■ STATED GOAL ■
Return each line of the data below exactly, omitting any pictures.

■ SOURCE EXCERPT ■
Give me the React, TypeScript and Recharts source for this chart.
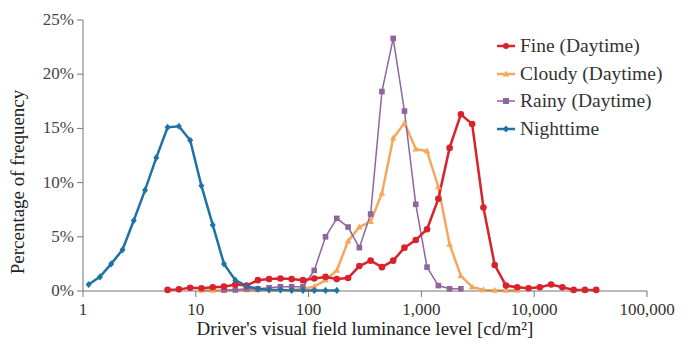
import React from 'react';
import { LineChart, Line, XAxis, YAxis } from 'recharts';

// bin centres on the log axis [cd/m2]
const luminance = [
  1.122, 1.413, 1.778, 2.239, 2.818, 3.548, 4.467, 5.623, 7.079, 8.913,
  11.22, 14.13, 17.78, 22.39, 28.18, 35.48, 44.67, 56.23, 70.79, 89.13,
  112.2, 141.3, 177.8, 223.9, 281.8, 354.8, 446.7, 562.3, 707.9, 891.3,
  1122, 1413, 1778, 2239, 2818, 3548, 4467, 5623, 7079, 8913,
  11220, 14130, 17780, 22390, 28180, 35480,
];

const nightStart = 0;
const nighttime = [
  0.6, 1.3, 2.5, 3.8, 6.5, 9.3, 12.3, 15.1, 15.2, 13.9,
  9.7, 6.1, 2.5, 1.0, 0.45, 0.2, 0.1, 0.1, 0.05, 0.05,
  0.05, 0.05, 0.05,
];

const fineStart = 7;
const fine = [
  0.1, 0.15, 0.3,
  0.25, 0.35, 0.4, 0.6, 0.5, 1.0, 1.1, 1.15, 1.1, 1.0,
  1.15, 1.3, 1.1, 1.2, 2.3, 2.8, 2.2, 2.8, 4.0, 4.7,
  5.7, 8.5, 13.2, 16.3, 15.4, 7.7, 2.4, 0.5, 0.35, 0.25,
  0.35, 0.6, 0.35, 0.1, 0.1, 0.1,
];

const cloudyStart = 10;
const cloudy = [
  0.05, 0.05, 0.05, 0.1, 0.1, 0.1, 0.1, 0.1, 0.1, 0.2,
  0.4, 1.0, 1.9, 4.6, 5.9, 6.4, 9.0, 14.1, 15.5, 13.1,
  12.9, 9.6, 4.3, 1.4, 0.37, 0.1, 0.05, 0.05, 0.05,
];

const rainyStart = 12;
const rainy = [
  0.1, 0.1, 0.2, 0.2, 0.3, 0.4, 0.4, 0.4,
  1.9, 5.0, 6.7, 5.9, 4.0, 7.1, 18.4, 23.3, 16.6, 8.0,
  2.2, 0.5, 0.2, 0.2,
];

const xTicks = [1, 10, 100, 1000, 10000, 100000];
const yTicks = [0, 5, 10, 15, 20, 25];

const pick = (arr: number[], start: number, i: number) =>
  i >= start && i - start < arr.length ? arr[i - start] : null;

const data = luminance.map((lum, i) => ({
  lum,
  fine: pick(fine, fineStart, i),
  cloudy: pick(cloudy, cloudyStart, i),
  rainy: pick(rainy, rainyStart, i),
  night: pick(nighttime, nightStart, i),
}));

const FONT = "'Liberation Serif', serif";

const COLORS = {
  fine: '#d8222c',
  cloudy: '#f5a75e',
  rainy: '#8f659e',
  night: '#1f72a4',
};

type Shape = 'circle' | 'triangle' | 'square' | 'diamond';

const Marker = ({ cx, cy, shape, color, size }: { cx: number; cy: number; shape: Shape; color: string; size: number }) => {
  if (cx == null || cy == null || isNaN(cx) || isNaN(cy)) return null;
  if (shape === 'circle') return <circle cx={cx} cy={cy} r={size} fill={color} />;
  if (shape === 'square')
    return <rect x={cx - size} y={cy - size} width={size * 2} height={size * 2} fill={color} />;
  if (shape === 'triangle')
    return (
      <polygon
        points={`${cx},${cy - size * 1.2} ${cx - size * 1.1},${cy + size * 0.8} ${cx + size * 1.1},${cy + size * 0.8}`}
        fill={color}
      />
    );
  return (
    <polygon
      points={`${cx},${cy - size * 1.2} ${cx + size},${cy} ${cx},${cy + size * 1.2} ${cx - size},${cy}`}
      fill={color}
    />
  );
};

const makeDot = (shape: Shape, color: string, size: number) => (props: any) => (
  <Marker key={props.index} cx={props.cx} cy={props.cy} shape={shape} color={color} size={size} />
);

const legendItems: { label: string; color: string; shape: Shape; width: number }[] = [
  { label: 'Fine (Daytime)', color: COLORS.fine, shape: 'circle', width: 2.5 },
  { label: 'Cloudy (Daytime)', color: COLORS.cloudy, shape: 'triangle', width: 2.5 },
  { label: 'Rainy (Daytime)', color: COLORS.rainy, shape: 'square', width: 1.5 },
  { label: 'Nighttime', color: COLORS.night, shape: 'diamond', width: 2.5 },
];

const LegendBox = () => (
  <div style={{ position: 'absolute', left: 497, top: 32, fontFamily: FONT, fontSize: 19.5, color: '#333', lineHeight: 1 }}>
    {legendItems.map((it) => (
      <div key={it.label} style={{ display: 'flex', alignItems: 'center', height: 27.7 }}>
        <svg width={18} height={12} style={{ marginRight: 5 }}>
          <line x1={0} y1={6} x2={18} y2={6} stroke={it.color} strokeWidth={it.width} />
          <Marker cx={9} cy={6} shape={it.shape} color={it.color} size={3} />
        </svg>
        <span>{it.label}</span>
      </div>
    ))}
  </div>
);

const fmtX = (v: number) => v.toLocaleString('en-US');

const XTick = (props: any) => (
  <text x={props.x} y={props.y + 16} textAnchor="middle" fill="#333" fontSize={17} fontFamily={FONT}>
    {fmtX(props.payload.value)}
  </text>
);

const YTick = (props: any) => (
  <text x={props.x - 1} y={props.y + 5} textAnchor="end" fill="#444" fontSize={17} fontFamily={FONT}>
    {`${props.payload.value}%`}
  </text>
);

const YTitle = () => (
  <text transform="translate(24,182) rotate(-90)" textAnchor="middle" fill="#222" fontSize={19} fontFamily={FONT}>
    Percentage of frequency
  </text>
);

export default function App() {
  return (
    <div style={{ position: 'absolute', left: 0, top: 0, width: 693, height: 344, background: '#fff', fontFamily: FONT }}>
      <LineChart width={693} height={344} data={data} margin={{ top: 20, right: 46, bottom: 0, left: 0 }}>
        <XAxis
          dataKey="lum"
          type="number"
          scale="log"
          domain={[1, 100000]}
          ticks={xTicks}
          allowDataOverflow
          height={53}
          stroke="#777"
          tick={XTick}
          label={{ value: "Driver's visual field luminance level [cd/m\u00b2]", position: 'insideBottom', offset: 9, fill: '#222', fontSize: 19, fontFamily: FONT }}
        />
        <YAxis
          domain={[0, 25]}
          ticks={yTicks}
          width={83}
          stroke="#777"
          tick={YTick}
          label={<YTitle />}
        />
        <Line dataKey="cloudy" stroke={COLORS.cloudy} strokeWidth={2.5} dot={makeDot('triangle', COLORS.cloudy, 3)} isAnimationActive={false} />
        <Line dataKey="rainy" stroke={COLORS.rainy} strokeWidth={1.5} dot={makeDot('square', COLORS.rainy, 2.8)} isAnimationActive={false} />
        <Line dataKey="fine" stroke={COLORS.fine} strokeWidth={2.5} dot={makeDot('circle', COLORS.fine, 3.3)} isAnimationActive={false} />
        <Line dataKey="night" stroke={COLORS.night} strokeWidth={2.5} dot={makeDot('diamond', COLORS.night, 3)} isAnimationActive={false} />
      </LineChart>
      <LegendBox />
    </div>
  );
}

■ SOLUTION TO THIS PROBLEM ■
Give me the React, TypeScript and Recharts source for this chart.
import React from 'react';
import { LineChart, Line, XAxis, YAxis } from 'recharts';

// bin centres on the log axis [cd/m2]
const luminance = [
  1.122, 1.413, 1.778, 2.239, 2.818, 3.548, 4.467, 5.623, 7.079, 8.913,
  11.22, 14.13, 17.78, 22.39, 28.18, 35.48, 44.67, 56.23, 70.79, 89.13,
  112.2, 141.3, 177.8, 223.9, 281.8, 354.8, 446.7, 562.3, 707.9, 891.3,
  1122, 1413, 1778, 2239, 2818, 3548, 4467, 5623, 7079, 8913,
  11220, 14130, 17780, 22390, 28180, 35480,
];

const nightStart = 0;
const nighttime = [
  0.6, 1.3, 2.5, 3.8, 6.5, 9.3, 12.3, 15.1, 15.2, 13.9,
  9.7, 6.1, 2.5, 1.0, 0.45, 0.2, 0.1, 0.1, 0.05, 0.05,
  0.05, 0.05, 0.05,
];

const fineStart = 7;
const fine = [
  0.1, 0.15, 0.3,
  0.25, 0.35, 0.4, 0.6, 0.5, 1.0, 1.1, 1.15, 1.1, 1.0,
  1.15, 1.3, 1.1, 1.2, 2.3, 2.8, 2.2, 2.8, 4.0, 4.7,
  5.7, 8.5, 13.2, 16.3, 15.4, 7.7, 2.4, 0.5, 0.35, 0.25,
  0.35, 0.6, 0.35, 0.1, 0.1, 0.1,
];

const cloudyStart = 10;
const cloudy = [
  0.05, 0.05, 0.05, 0.1, 0.1, 0.1, 0.1, 0.1, 0.1, 0.2,
  0.4, 1.0, 1.9, 4.6, 5.9, 6.4, 9.0, 14.1, 15.5, 13.1,
  12.9, 9.6, 4.3, 1.4, 0.37, 0.1, 0.05, 0.05, 0.05,
];

const rainyStart = 12;
const rainy = [
  0.1, 0.1, 0.2, 0.2, 0.3, 0.4, 0.4, 0.4,
  1.9, 5.0, 6.7, 5.9, 4.0, 7.1, 18.4, 23.3, 16.6, 8.0,
  2.2, 0.5, 0.2, 0.2,
];

const xTicks = [1, 10, 100, 1000, 10000, 100000];
const yTicks = [0, 5, 10, 15, 20, 25];

const pick = (arr: number[], start: number, i: number) =>
  i >= start && i - start < arr.length ? arr[i - start] : null;

const data = luminance.map((lum, i) => ({
  lum,
  fine: pick(fine, fineStart, i),
  cloudy: pick(cloudy, cloudyStart, i),
  rainy: pick(rainy, rainyStart, i),
  night: pick(nighttime, nightStart, i),
}));

const FONT = "'Liberation Serif', serif";

const COLORS = {
  fine: '#d8222c',
  cloudy: '#f5a75e',
  rainy: '#8f659e',
  night: '#1f72a4',
};

type Shape = 'circle' | 'triangle' | 'square' | 'diamond';

const Marker = ({ cx, cy, shape, color, size }: { cx: number; cy: number; shape: Shape; color: string; size: number }) => {
  if (cx == null || cy == null || isNaN(cx) || isNaN(cy)) return null;
  if (shape === 'circle') return <circle cx={cx} cy={cy} r={size} fill={color} />;
  if (shape === 'square')
    return <rect x={cx - size} y={cy - size} width={size * 2} height={size * 2} fill={color} />;
  if (shape === 'triangle')
    return (
      <polygon
        points={`${cx},${cy - size * 1.2} ${cx - size * 1.1},${cy + size * 0.8} ${cx + size * 1.1},${cy + size * 0.8}`}
        fill={color}
      />
    );
  return (
    <polygon
      points={`${cx},${cy - size * 1.2} ${cx + size},${cy} ${cx},${cy + size * 1.2} ${cx - size},${cy}`}
      fill={color}
    />
  );
};

const makeDot = (shape: Shape, color: string, size: number) => (props: any) => (
  <Marker key={props.index} cx={props.cx} cy={props.cy} shape={shape} color={color} size={size} />
);

const legendItems: { label: string; color: string; shape: Shape; width: number }[] = [
  { label: 'Fine (Daytime)', color: COLORS.fine, shape: 'circle', width: 2.5 },
  { label: 'Cloudy (Daytime)', color: COLORS.cloudy, shape: 'triangle', width: 2.5 },
  { label: 'Rainy (Daytime)', color: COLORS.rainy, shape: 'square', width: 1.5 },
  { label: 'Nighttime', color: COLORS.night, shape: 'diamond', width: 2.5 },
];

const LegendBox = () => (
  <div style={{ position: 'absolute', left: 497, top: 32, fontFamily: FONT, fontSize: 19.5, color: '#333', lineHeight: 1 }}>
    {legendItems.map((it) => (
      <div key={it.label} style={{ display: 'flex', alignItems: 'center', height: 27.7 }}>
        <svg width={18} height={12} style={{ marginRight: 5 }}>
          <line x1={0} y1={6} x2={18} y2={6} stroke={it.color} strokeWidth={it.width} />
          <Marker cx={9} cy={6} shape={it.shape} color={it.color} size={3} />
        </svg>
        <span>{it.label}</span>
      </div>
    ))}
  </div>
);

const fmtX = (v: number) => v.toLocaleString('en-US');

const XTick = (props: any) => (
  <text x={props.x} y={props.y + 16} textAnchor="middle" fill="#333" fontSize={17} fontFamily={FONT}>
    {fmtX(props.payload.value)}
  </text>
);

const YTick = (props: any) => (
  <text x={props.x - 1} y={props.y + 5} textAnchor="end" fill="#444" fontSize={17} fontFamily={FONT}>
    {`${props.payload.value}%`}
  </text>
);

const YTitle = () => (
  <text transform="translate(24,182) rotate(-90)" textAnchor="middle" fill="#222" fontSize={19} fontFamily={FONT}>
    Percentage of frequency
  </text>
);

export default function App() {
  return (
    <div style={{ position: 'absolute', left: 0, top: 0, width: 693, height: 344, background: '#fff', fontFamily: FONT }}>
      <LineChart width={693} height={344} data={data} margin={{ top: 20, right: 46, bottom: 0, left: 0 }}>
        <XAxis
          dataKey="lum"
          type="number"
          scale="log"
          domain={[1, 100000]}
          ticks={xTicks}
          allowDataOverflow
          height={53}
          stroke="#777"
          tick={XTick}
          label={{ value: "Driver's visual field luminance level [cd/m\u00b2]", position: 'insideBottom', offset: 9, fill: '#222', fontSize: 19, fontFamily: FONT }}
        />
        <YAxis
          domain={[0, 25]}
          ticks={yTicks}
          width={83}
          stroke="#777"
          tick={YTick}
          label={<YTitle />}
        />
        <Line dataKey="cloudy" stroke={COLORS.cloudy} strokeWidth={2.5} dot={makeDot('triangle', COLORS.cloudy, 3)} isAnimationActive={false} />
        <Line dataKey="rainy" stroke={COLORS.rainy} strokeWidth={1.5} dot={makeDot('square', COLORS.rainy, 2.8)} isAnimationActive={false} />
        <Line dataKey="fine" stroke={COLORS.fine} strokeWidth={2.5} dot={makeDot('circle', COLORS.fine, 3.3)} isAnimationActive={false} />
        <Line dataKey="night" stroke={COLORS.night} strokeWidth={2.5} dot={makeDot('diamond', COLORS.night, 3)} isAnimationActive={false} />
      </LineChart>
      <LegendBox />
    </div>
  );
}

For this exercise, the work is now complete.